**The problem**
In the records below, find the line with "Reproduce this diagram with TikZ." and the line with "(0,0) rectangle (942,-466);"; return exactly those lines and every line between them.

**Data excerpts**
--

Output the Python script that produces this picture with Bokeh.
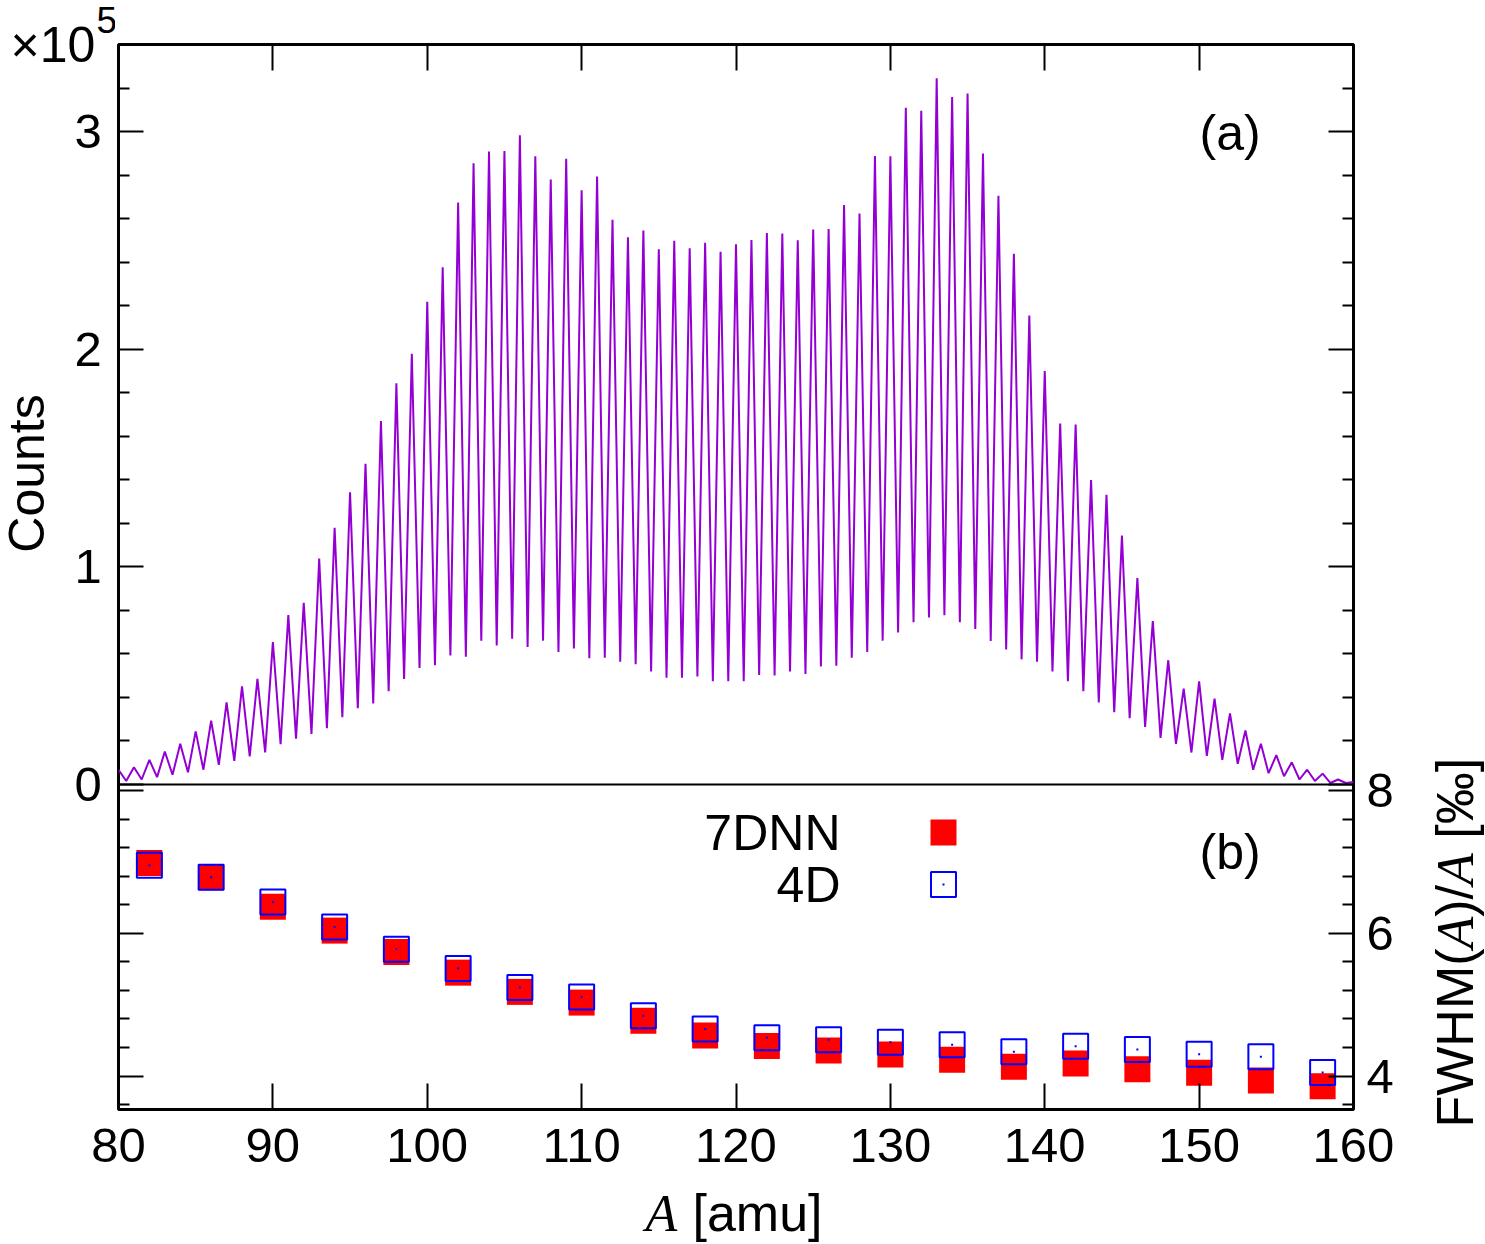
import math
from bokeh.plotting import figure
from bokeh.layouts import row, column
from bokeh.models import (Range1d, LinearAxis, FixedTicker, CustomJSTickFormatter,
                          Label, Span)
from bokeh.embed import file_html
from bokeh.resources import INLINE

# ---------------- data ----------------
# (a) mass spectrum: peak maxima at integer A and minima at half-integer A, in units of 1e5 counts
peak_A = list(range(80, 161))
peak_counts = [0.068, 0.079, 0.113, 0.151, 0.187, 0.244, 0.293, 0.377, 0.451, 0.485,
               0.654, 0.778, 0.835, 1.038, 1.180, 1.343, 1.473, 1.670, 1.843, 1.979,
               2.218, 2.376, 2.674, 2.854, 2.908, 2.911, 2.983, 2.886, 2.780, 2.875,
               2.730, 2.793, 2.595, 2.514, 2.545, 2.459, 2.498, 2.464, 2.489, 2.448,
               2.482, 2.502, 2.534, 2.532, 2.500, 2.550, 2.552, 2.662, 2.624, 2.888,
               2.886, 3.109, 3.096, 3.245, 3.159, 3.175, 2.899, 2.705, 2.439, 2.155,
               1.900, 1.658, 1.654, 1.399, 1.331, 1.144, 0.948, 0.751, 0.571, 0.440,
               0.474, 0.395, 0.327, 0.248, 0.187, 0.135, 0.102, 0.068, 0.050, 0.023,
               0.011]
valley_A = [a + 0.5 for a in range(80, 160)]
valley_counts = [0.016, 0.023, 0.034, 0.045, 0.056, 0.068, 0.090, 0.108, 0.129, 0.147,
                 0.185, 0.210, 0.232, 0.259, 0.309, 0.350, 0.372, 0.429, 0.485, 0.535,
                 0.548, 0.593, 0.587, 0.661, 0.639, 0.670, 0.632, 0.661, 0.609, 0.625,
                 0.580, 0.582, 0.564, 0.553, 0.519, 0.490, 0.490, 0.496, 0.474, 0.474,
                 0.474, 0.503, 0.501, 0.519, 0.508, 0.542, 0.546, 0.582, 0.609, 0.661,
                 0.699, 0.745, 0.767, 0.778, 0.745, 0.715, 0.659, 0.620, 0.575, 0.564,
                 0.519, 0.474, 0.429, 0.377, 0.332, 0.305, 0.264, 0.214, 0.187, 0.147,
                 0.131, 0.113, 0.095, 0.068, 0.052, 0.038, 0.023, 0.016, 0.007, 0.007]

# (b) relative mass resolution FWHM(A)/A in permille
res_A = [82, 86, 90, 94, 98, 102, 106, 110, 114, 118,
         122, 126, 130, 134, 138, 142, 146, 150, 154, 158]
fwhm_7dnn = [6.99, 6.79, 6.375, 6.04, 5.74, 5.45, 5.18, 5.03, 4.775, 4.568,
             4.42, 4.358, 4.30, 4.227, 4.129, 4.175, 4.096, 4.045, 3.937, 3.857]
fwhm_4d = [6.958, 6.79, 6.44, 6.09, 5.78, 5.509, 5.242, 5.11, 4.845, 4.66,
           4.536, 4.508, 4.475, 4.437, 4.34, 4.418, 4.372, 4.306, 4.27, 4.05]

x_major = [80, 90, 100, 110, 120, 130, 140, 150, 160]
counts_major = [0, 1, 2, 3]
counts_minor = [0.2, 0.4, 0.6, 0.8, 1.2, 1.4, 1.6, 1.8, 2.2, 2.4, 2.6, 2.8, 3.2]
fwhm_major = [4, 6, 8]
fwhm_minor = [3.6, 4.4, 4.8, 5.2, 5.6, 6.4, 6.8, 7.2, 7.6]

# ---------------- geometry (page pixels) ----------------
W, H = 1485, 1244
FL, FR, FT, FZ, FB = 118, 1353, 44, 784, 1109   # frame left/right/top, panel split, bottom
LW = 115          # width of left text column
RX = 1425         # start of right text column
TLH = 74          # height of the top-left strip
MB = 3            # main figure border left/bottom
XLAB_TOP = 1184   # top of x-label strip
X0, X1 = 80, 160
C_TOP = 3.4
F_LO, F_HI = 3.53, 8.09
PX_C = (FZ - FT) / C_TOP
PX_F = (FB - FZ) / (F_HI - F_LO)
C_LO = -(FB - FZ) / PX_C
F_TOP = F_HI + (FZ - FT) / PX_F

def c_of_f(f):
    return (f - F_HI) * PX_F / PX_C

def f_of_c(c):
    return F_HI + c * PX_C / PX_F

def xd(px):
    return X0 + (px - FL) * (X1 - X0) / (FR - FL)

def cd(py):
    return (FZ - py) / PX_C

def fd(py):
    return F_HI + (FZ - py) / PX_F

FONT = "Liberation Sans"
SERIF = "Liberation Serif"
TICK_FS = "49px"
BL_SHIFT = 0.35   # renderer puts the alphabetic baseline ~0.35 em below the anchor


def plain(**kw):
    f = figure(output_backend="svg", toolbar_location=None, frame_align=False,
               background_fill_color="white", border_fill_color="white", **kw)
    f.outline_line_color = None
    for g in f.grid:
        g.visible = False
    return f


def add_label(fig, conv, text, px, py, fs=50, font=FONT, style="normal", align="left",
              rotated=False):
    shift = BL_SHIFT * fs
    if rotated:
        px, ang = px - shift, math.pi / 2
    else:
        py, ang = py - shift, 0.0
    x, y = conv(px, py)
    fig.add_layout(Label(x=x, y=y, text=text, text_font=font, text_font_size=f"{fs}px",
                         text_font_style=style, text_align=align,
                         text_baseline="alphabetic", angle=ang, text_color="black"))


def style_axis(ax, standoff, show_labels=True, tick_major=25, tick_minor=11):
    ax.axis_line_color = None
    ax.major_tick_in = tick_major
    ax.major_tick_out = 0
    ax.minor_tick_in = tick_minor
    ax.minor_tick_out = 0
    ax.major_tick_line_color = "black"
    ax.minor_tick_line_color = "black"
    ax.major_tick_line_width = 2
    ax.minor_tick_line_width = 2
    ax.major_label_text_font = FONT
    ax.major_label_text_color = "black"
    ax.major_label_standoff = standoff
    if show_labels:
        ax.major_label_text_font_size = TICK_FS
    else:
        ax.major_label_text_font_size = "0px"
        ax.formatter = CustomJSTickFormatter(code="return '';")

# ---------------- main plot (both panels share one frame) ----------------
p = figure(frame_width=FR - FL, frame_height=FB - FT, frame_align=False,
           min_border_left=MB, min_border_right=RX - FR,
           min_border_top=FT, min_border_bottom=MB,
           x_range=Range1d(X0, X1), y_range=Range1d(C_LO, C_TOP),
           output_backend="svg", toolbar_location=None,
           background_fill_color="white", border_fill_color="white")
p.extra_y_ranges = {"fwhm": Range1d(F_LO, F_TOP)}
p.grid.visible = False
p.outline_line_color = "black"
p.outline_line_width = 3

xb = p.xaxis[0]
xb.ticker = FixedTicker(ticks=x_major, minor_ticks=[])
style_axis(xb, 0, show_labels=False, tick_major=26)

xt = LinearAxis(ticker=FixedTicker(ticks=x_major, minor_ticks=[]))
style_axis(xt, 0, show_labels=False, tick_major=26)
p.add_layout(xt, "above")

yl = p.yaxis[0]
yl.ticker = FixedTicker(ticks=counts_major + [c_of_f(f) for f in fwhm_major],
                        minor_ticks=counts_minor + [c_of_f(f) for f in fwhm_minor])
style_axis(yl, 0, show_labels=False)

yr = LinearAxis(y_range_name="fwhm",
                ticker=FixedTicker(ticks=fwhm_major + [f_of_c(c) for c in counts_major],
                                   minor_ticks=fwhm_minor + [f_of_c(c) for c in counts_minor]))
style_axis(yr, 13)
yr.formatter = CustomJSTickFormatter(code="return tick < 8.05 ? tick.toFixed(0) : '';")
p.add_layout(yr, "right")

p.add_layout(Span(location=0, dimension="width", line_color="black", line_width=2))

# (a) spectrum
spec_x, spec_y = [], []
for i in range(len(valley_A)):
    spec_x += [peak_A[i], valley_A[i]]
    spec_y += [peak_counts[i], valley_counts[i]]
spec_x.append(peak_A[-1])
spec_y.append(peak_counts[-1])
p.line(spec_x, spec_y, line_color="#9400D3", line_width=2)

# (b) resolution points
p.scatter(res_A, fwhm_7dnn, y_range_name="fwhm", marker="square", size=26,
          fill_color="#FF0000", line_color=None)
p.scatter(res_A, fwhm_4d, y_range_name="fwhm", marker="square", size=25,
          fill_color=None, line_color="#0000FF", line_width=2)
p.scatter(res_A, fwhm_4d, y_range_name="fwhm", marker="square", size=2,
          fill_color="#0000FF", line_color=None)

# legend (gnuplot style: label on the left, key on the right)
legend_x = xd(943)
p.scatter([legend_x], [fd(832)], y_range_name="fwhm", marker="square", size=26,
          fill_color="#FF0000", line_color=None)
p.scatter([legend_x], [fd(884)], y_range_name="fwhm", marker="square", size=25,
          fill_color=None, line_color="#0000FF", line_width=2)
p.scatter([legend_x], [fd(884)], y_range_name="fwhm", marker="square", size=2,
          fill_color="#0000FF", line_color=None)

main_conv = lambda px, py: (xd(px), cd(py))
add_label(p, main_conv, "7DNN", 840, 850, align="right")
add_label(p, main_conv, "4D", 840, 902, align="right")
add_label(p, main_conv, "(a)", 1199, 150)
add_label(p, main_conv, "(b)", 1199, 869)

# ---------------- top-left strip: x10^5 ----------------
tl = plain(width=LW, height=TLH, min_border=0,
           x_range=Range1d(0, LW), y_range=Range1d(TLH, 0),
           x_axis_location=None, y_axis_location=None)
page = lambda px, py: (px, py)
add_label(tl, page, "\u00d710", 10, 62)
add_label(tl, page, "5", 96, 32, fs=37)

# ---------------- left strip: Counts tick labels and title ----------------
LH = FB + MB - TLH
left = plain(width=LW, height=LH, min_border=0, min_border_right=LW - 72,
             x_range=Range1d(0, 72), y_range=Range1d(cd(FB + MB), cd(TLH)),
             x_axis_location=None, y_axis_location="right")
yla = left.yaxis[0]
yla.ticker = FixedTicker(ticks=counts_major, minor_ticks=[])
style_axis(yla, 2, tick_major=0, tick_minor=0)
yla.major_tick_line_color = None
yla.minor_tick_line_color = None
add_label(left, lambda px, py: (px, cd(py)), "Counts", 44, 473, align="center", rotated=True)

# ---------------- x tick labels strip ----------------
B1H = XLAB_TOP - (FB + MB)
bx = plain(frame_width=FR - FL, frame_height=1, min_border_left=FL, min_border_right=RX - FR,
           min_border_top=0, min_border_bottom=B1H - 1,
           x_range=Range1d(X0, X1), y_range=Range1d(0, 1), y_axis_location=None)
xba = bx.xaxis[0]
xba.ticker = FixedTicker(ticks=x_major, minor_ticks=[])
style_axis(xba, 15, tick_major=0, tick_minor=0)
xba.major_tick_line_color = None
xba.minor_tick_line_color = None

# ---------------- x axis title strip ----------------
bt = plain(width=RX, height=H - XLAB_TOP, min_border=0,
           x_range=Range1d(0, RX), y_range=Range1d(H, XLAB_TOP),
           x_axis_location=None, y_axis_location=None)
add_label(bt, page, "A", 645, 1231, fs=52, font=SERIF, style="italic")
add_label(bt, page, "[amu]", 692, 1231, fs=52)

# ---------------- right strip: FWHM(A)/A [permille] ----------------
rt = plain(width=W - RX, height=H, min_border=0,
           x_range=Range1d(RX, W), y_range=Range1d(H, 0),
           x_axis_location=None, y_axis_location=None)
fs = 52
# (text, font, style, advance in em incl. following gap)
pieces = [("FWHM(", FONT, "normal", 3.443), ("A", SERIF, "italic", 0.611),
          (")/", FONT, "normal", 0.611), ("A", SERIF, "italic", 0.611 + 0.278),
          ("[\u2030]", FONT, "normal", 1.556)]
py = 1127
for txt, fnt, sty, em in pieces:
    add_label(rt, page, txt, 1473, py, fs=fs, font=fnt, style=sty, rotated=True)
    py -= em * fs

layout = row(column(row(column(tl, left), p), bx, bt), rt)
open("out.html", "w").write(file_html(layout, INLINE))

--

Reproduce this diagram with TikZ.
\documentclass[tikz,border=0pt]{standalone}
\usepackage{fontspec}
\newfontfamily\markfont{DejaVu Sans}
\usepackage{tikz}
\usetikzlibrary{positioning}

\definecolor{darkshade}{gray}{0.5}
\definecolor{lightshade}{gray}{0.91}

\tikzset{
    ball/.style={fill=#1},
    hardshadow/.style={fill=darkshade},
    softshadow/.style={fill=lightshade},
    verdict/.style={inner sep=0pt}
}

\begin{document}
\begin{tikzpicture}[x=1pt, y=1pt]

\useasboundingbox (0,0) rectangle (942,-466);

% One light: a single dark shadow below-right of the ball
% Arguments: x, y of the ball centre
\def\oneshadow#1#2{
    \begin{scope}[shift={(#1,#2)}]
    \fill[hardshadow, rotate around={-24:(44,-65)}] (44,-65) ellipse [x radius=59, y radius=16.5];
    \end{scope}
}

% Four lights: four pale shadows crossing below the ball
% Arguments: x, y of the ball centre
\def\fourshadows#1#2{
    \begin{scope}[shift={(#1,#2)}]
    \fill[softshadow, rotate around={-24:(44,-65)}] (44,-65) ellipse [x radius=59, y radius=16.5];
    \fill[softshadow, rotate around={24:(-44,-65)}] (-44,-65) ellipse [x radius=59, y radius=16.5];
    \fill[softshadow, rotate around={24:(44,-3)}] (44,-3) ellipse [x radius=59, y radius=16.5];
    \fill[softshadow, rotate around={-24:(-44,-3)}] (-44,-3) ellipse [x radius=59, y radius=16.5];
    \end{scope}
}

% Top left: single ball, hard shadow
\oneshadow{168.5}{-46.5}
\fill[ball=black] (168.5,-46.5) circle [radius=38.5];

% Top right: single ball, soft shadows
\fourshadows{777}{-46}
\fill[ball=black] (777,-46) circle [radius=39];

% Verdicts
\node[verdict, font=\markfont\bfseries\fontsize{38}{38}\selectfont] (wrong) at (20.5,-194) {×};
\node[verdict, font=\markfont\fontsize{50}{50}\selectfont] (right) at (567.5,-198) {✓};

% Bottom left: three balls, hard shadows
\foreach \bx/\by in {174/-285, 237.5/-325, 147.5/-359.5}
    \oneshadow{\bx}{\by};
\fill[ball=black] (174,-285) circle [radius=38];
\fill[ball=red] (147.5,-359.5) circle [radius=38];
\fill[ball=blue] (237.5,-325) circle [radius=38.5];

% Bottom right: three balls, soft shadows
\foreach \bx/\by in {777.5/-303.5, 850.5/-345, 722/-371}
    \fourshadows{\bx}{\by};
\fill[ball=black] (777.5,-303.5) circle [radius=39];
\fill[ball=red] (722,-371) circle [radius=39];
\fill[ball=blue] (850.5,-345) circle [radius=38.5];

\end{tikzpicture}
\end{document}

--

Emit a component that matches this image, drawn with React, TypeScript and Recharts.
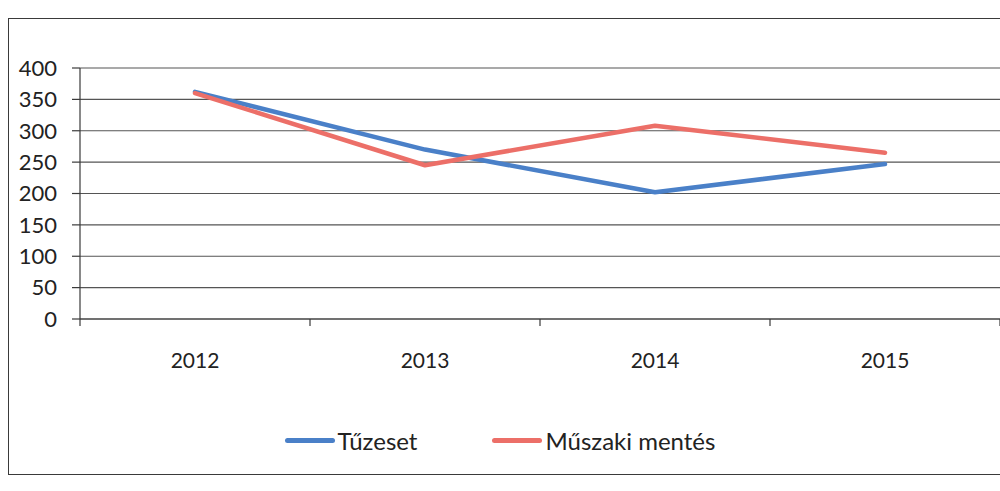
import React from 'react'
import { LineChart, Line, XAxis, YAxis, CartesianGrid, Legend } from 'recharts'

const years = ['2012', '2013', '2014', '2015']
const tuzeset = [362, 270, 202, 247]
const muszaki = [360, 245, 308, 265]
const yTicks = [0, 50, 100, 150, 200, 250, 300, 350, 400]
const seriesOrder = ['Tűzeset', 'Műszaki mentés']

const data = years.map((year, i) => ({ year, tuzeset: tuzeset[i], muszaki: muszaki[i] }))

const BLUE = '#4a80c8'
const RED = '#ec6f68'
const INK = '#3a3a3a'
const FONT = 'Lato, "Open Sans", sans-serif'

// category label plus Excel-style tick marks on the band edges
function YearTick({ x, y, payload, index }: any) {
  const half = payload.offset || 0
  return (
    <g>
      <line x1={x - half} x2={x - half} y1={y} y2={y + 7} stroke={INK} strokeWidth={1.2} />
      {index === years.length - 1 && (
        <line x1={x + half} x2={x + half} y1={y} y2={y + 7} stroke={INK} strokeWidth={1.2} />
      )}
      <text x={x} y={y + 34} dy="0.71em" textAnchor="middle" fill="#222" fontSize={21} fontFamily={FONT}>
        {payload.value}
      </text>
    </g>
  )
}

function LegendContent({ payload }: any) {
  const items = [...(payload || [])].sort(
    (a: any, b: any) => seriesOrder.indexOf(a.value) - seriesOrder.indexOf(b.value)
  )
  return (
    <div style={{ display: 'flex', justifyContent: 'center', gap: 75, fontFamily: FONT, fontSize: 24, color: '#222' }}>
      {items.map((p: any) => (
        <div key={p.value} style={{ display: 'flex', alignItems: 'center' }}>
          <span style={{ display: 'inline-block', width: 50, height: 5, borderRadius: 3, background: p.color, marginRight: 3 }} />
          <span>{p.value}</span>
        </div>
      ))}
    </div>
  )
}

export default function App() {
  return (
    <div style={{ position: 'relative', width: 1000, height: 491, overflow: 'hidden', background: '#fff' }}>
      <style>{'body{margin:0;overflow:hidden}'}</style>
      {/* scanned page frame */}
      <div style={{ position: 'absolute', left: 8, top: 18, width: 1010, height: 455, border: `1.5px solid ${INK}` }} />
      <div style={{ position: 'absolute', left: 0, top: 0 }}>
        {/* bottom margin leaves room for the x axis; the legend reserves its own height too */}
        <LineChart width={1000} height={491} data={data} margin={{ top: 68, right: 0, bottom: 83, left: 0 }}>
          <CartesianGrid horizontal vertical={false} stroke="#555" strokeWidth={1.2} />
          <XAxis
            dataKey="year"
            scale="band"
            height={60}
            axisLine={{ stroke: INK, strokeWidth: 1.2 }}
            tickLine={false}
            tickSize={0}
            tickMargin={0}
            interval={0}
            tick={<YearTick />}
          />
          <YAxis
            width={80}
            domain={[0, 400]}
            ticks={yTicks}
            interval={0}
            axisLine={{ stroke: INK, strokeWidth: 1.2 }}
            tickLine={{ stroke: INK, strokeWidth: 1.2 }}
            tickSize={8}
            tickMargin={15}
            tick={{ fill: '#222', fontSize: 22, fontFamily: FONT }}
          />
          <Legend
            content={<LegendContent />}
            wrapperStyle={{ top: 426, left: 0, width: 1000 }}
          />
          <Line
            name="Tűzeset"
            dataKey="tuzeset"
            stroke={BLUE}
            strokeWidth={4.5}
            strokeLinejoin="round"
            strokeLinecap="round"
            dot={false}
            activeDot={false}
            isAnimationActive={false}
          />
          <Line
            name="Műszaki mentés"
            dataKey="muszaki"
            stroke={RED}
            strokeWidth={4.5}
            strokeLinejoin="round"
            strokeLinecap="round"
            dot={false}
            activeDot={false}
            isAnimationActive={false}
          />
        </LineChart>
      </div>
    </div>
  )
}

--

**Response**
Reproduce this diagram with TikZ.
\documentclass[tikz,border=0pt]{standalone}
\usepackage{fontspec}
\newfontfamily\markfont{DejaVu Sans}
\usepackage{tikz}
\usetikzlibrary{positioning}

\definecolor{darkshade}{gray}{0.5}
\definecolor{lightshade}{gray}{0.91}

\tikzset{
    ball/.style={fill=#1},
    hardshadow/.style={fill=darkshade},
    softshadow/.style={fill=lightshade},
    verdict/.style={inner sep=0pt}
}

\begin{document}
\begin{tikzpicture}[x=1pt, y=1pt]

\useasboundingbox (0,0) rectangle (942,-466);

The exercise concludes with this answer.